As the next financial year commences, the industry is enthused by the government’s commitment towards upgrading the country’s infrastructure, ensuring planned urbanisation.
‘To create an environment conducive for private sector investment, the upcoming Budget 2016-17 will need to address a range of issues.
According to the Economic Survey of India, the real estate industry contributed 5.9% of the country’s GDP in 2012-2013; whereas the numbers for U.S. are as high as 15.5% despite being a developed economy. With so much of pent up demand in the value and affordable housing segment, the GDP contribution from housing should be multi-fold.
To achieve the objective of ‘Housing for All’, affordable housing projects should be exempted from Income Tax for seven years till 2022 and Excise and Customs Duty which constitutes 15% currently.
Commercial banks and traditional means of housing finance may not have the reach to cater to the low income groups as they may not have stable source of income and in most cases unable to fulfil the documentary requirements for applying for a loan. Consumers from LIGs – MIGs are sometime inhibited to approach the organized financial sector because of lack of documentation or inability to understand the process. This forces them to go to the unorganized sector and micro finance units for finance which typically lends at an exorbitant interest rate of 16-20%.

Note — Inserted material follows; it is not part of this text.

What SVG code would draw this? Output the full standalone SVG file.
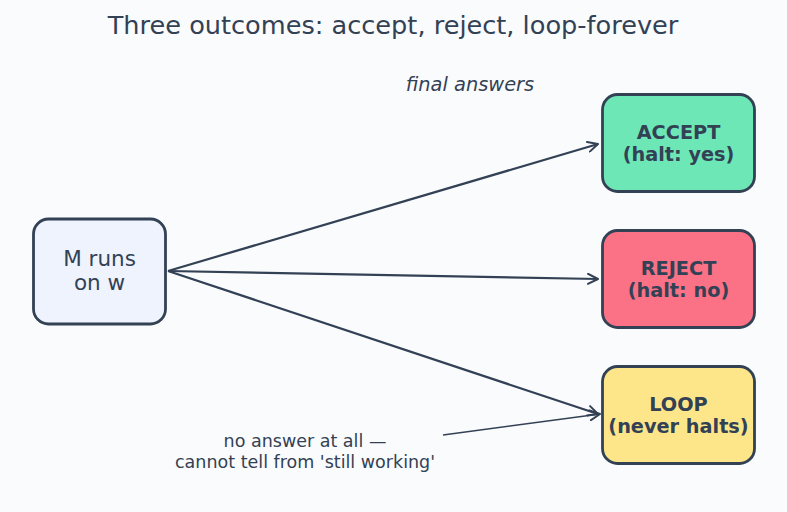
<svg xmlns="http://www.w3.org/2000/svg" width="787" height="512" viewBox="0 0 787 512">
<style>
text{font-family:"DejaVu Sans","Liberation Sans",sans-serif;fill:#334155}
.node{stroke:#334155;stroke-width:2.8}
.lbl{font-size:19.3px;font-weight:bold;text-anchor:middle}
.edge{stroke:#334155;stroke-width:2.2;fill:none;marker-end:url(#ah)}
</style>
<defs>
<marker id="ah" viewBox="0 0 12 12" refX="11" refY="6" markerWidth="12" markerHeight="12" markerUnits="userSpaceOnUse" orient="auto">
<path d="M1,1 L11,6 L1,11" fill="none" stroke="#334155" stroke-width="2" stroke-linecap="round" stroke-linejoin="round"/>
</marker>
</defs>
<rect width="787" height="512" fill="#fafbfd"/>
<text x="393" y="34" font-size="25.6" text-anchor="middle">Three outcomes: accept, reject, loop-forever</text>
<text x="470" y="91" font-size="19.4" font-style="italic" text-anchor="middle">final answers</text>
<g id="connectors">
<line class="edge" x1="168" y1="271" x2="598" y2="144"/>
<line class="edge" x1="168" y1="271" x2="598" y2="279"/>
<line class="edge" x1="168" y1="271" x2="598" y2="414"/>
<line x1="443" y1="435" x2="600" y2="414" stroke="#334155" stroke-width="1.6" marker-end="url(#ah)"/>
</g>
<g id="m">
<rect class="node" x="33.5" y="219" width="132" height="105" rx="15" fill="#eef3fe"/>
<text x="99.5" y="266" font-size="21.5" text-anchor="middle">M runs</text>
<text x="99.5" y="290" font-size="21.5" text-anchor="middle">on w</text>
</g>
<g id="accept">
<rect class="node" x="602.5" y="94.5" width="152" height="97" rx="15" fill="#6ee7b7"/>
<text class="lbl" x="678.5" y="139">ACCEPT</text>
<text class="lbl" x="678.5" y="161">(halt: yes)</text>
</g>
<g id="reject">
<rect class="node" x="602.5" y="230.5" width="152" height="97" rx="15" fill="#fb7185"/>
<text class="lbl" x="678.5" y="275">REJECT</text>
<text class="lbl" x="678.5" y="297">(halt: no)</text>
</g>
<g id="loop">
<rect class="node" x="602.5" y="366.5" width="152" height="97" rx="15" fill="#fde68a"/>
<text class="lbl" x="678.5" y="411">LOOP</text>
<text class="lbl" x="678.5" y="433">(never halts)</text>
</g>
<g id="note">
<text x="305" y="447" font-size="17.5" text-anchor="middle">no answer at all —</text>
<text x="305" y="468" font-size="17.5" text-anchor="middle">cannot tell from 'still working'</text>
</g>
</svg>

Interest subsidy currently stands at 6.5% for loans up to Rs. 6 lakh. It must be increased to Rs.12 lakh for top 4-6 urban clusters and up to Rs.8 lakh for other locations
For MIG, interest subsidy at 50% of 6.5% for MIG housing with loan values of Rs.20 to 25 lakh for metros and Rs.15-20 lakh for non-metros. (majority of existing units are available in this range)
There is a need to bring about behavioural change among developers to voluntarily adopt sustainable technologies. Also, India is a price sensitive market and the additional cost becomes a burden for consumers. The budget should provide a combination of incentives both for the sector as well as for the consumers to boost development and buyer interest in green real estate in the country.
The Goods and Services Tax Bill could be a game changer for the real estate industry addressing the problem of multiple taxation and bringing in transparency in the sector. This may have a cascading effect for homebuyers as developers with more margins in the hands can restructure the cost of the products in favour of consumers.
The budget must encourage demand by increasing the deduction available for interest on housing loans from Rs.2 lakh to Rs.3 lakhs p.a. in keeping with interest rates that are still high. The successive rate cuts are yet to be translated by banks and so the investment climate for the sector has not improved.
With the twin objectives of spurring growth in India’s realty development and benefiting the end-consumer, the realty sector’s expectations of significant policy improvements from the upcoming budget are high and the industry is looking forward to a well-balanced Finance Bill that will keep sustainable development at the core of its focus.